Staff Reporter

Bangalore: Manufacturers are queuing up for a share in the long-delayed development of the Kaveri jet engine for the Light Combat Aircraft (LCA) Tejas. The Safran group, which owns Snecma, French engine manufacturer, has said it is willing to invest up to 50 per cent of the development cost of the engine, which it estimates now at $ 1 billion.
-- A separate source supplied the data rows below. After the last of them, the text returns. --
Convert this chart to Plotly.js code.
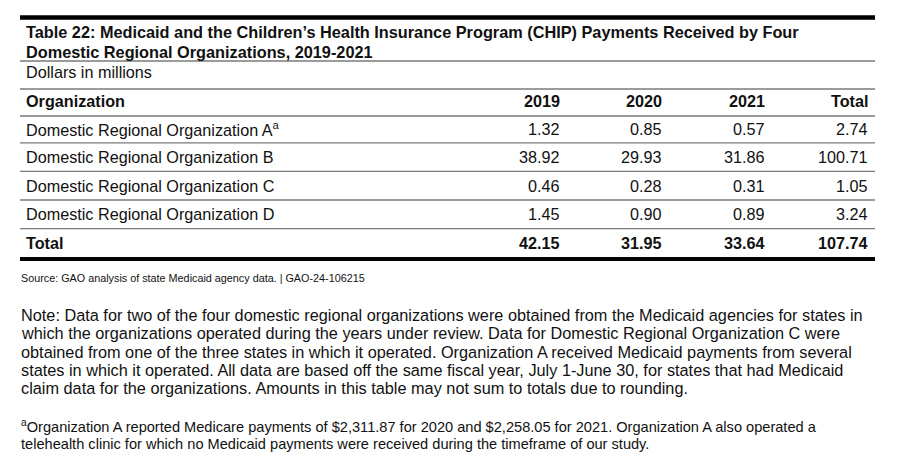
<!DOCTYPE html>
<html>
<head>
<meta charset="utf-8">
<script src="https://cdn.plot.ly/plotly-3.0.1.min.js"></script>
<style>html,body{margin:0;padding:0;background:#fff;}#chart{width:905px;height:473px;}</style>
</head>
<body>
<div id="chart"></div>
<script>
// ---- data ----
const titleLines = [
  'Table 22: Medicaid and the Children\u2019s Health Insurance Program (CHIP) Payments Received by Four',
  'Domestic Regional Organizations, 2019-2021'
];
const unitLabel = 'Dollars in millions';
const headerLabel = 'Organization';
const columns = ['2019', '2020', '2021', 'Total'];
const organizations = [
  'Domestic Regional Organization A<sup>a</sup>',
  'Domestic Regional Organization B',
  'Domestic Regional Organization C',
  'Domestic Regional Organization D'
];
const values2019 = [1.32, 38.92, 0.46, 1.45];
const values2020 = [0.85, 29.93, 0.28, 0.90];
const values2021 = [0.57, 31.86, 0.31, 0.89];
const valuesTotal = [2.74, 100.71, 1.05, 3.24];
const totalLabel = 'Total';
const totalsRow = [42.15, 31.95, 33.64, 107.74];
const sourceText = 'Source: GAO analysis of state Medicaid agency data. | GAO-24-106215';
const noteLines = [
  'Note: Data for two of the four domestic regional organizations were obtained from the Medicaid agencies for states in',
  'which the organizations operated during the years under review. Data for Domestic Regional Organization C were',
  'obtained from one of the three states in which it operated. Organization A received Medicaid payments from several',
  'states in which it operated. All data are based off the same fiscal year, July 1-June 30, for states that had Medicaid',
  'claim data for the organizations. Amounts in this table may not sum to totals due to rounding.'
];
const footnoteLines = [
  '<sup>a</sup>Organization A reported Medicare payments of $2,311.87 for 2020 and $2,258.05 for 2021. Organization A also operated a',
  'telehealth clinic for which no Medicaid payments were received during the timeframe of our study.'
];

// ---- layout helpers ----
const FONT = 'Liberation Sans, Arial, sans-serif';
const INK = '#111111';
const tableLeft = 20, tableRight = 875;
const labelX = 25;
const colRight = [561, 663, 766, 869];
const headerY = 101;
const rowY0 = 128.5, rowH = 28.6;
const valueCols = [values2019, values2020, values2021, valuesTotal];

const ann = [];
function txt(x, y, text, size, bold, xanchor) {
  ann.push({
    xref: 'x', yref: 'y', x: x, y: y, text: bold ? '<b>' + text + '</b>' : text,
    showarrow: false, xanchor: xanchor || 'left', yanchor: 'middle',
    align: xanchor === 'right' ? 'right' : 'left',
    font: {family: FONT, size: size, color: INK}, borderpad: 0
  });
}

titleLines.forEach((t, i) => txt(labelX, 32 + i * 20, t, 16.3, true));
txt(labelX, 72, unitLabel, 16.2, false);
txt(labelX, headerY, headerLabel, 16.2, true);
columns.forEach((c, j) => txt(colRight[j], headerY, c, 16.2, true, 'right'));
organizations.forEach((o, i) => {
  const y = rowY0 + i * rowH;
  txt(labelX, y, o, 16.2, false);
  valueCols.forEach((col, j) => txt(colRight[j], y, col[i].toFixed(2), 16.2, false, 'right'));
});
const totY = rowY0 + organizations.length * rowH;
txt(labelX, totY, totalLabel, 16.2, true);
totalsRow.forEach((v, j) => txt(colRight[j], totY, v.toFixed(2), 16.2, true, 'right'));
txt(20, 278, sourceText, 10.8, false);
noteLines.forEach((l, i) => txt(20, 315 + i * 18.3, l, 16.3, false));
footnoteLines.forEach((l, i) => txt(20, 425.5 + i * 18, l, 14.6, false));

const shapes = [];
function hline(y, w, color) {
  shapes.push({type: 'line', xref: 'x', yref: 'y', x0: tableLeft, x1: tableRight, y0: y, y1: y,
    line: {color: color, width: w}});
}
hline(17.5, 4.5, '#000');
[61, 89, 116].forEach(y => hline(y, 1.3, '#7a7a7a'));
organizations.forEach((o, i) => hline(rowY0 + i * rowH + rowH / 2, 1.3, '#7a7a7a'));
hline(totY + 16, 4, '#000');

const layout = {
  width: 905, height: 473,
  margin: {l: 0, r: 0, t: 0, b: 0},
  paper_bgcolor: '#fff', plot_bgcolor: '#fff',
  showlegend: false,
  xaxis: {range: [0, 905], visible: false, fixedrange: true},
  yaxis: {range: [473, 0], visible: false, fixedrange: true},
  annotations: ann, shapes: shapes
};
Plotly.newPlot('chart', [], layout, {staticPlot: true, displayModeBar: false});
</script>
</body>
</html>
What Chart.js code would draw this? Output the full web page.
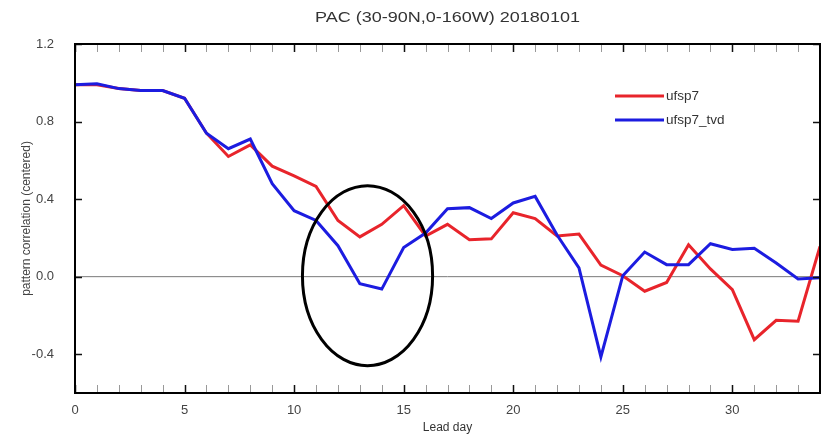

The company has said that its focus will be to get the production version of the engine finished as fast as possible. The Defence Research and Development Organisation (DRDO) had hired Snecma as the consultant in 2006 to troubleshoot the Kaveri GTX-35VS, which is still in a prototype phase even though the Gas Turbine Research Establishment started work on it in 1986. The engine is said to have problems with its thrust and is heavy. It failed its high-altitude tests in Russia in 2004. Reservations were also expressed about the ambitions for engine, which is hoped will feature thrust vectoring of the kind found in the SU-30 MKI aircraft.

"You need to master different complex technologies. It is one thing to get a prototype ready for research and another to make it a production engine," said Jean-Paul Bechat, Chief Executive Officer, Safran. Snecma itself took about 13 years to get the M88 engine into production for the French Rafale fighter. Even the Rafale had to enter service with the GE F404 engine as Tejas is going to do now.

The group also owns Turbomeca, which supplies engines to Hindustan Aeronautics Limited's Advanced Light Helicopter Dhruv. The helicopter is getting an upgraded engine named Shakti, and Safran has offered to shift more of the production of the engine to India.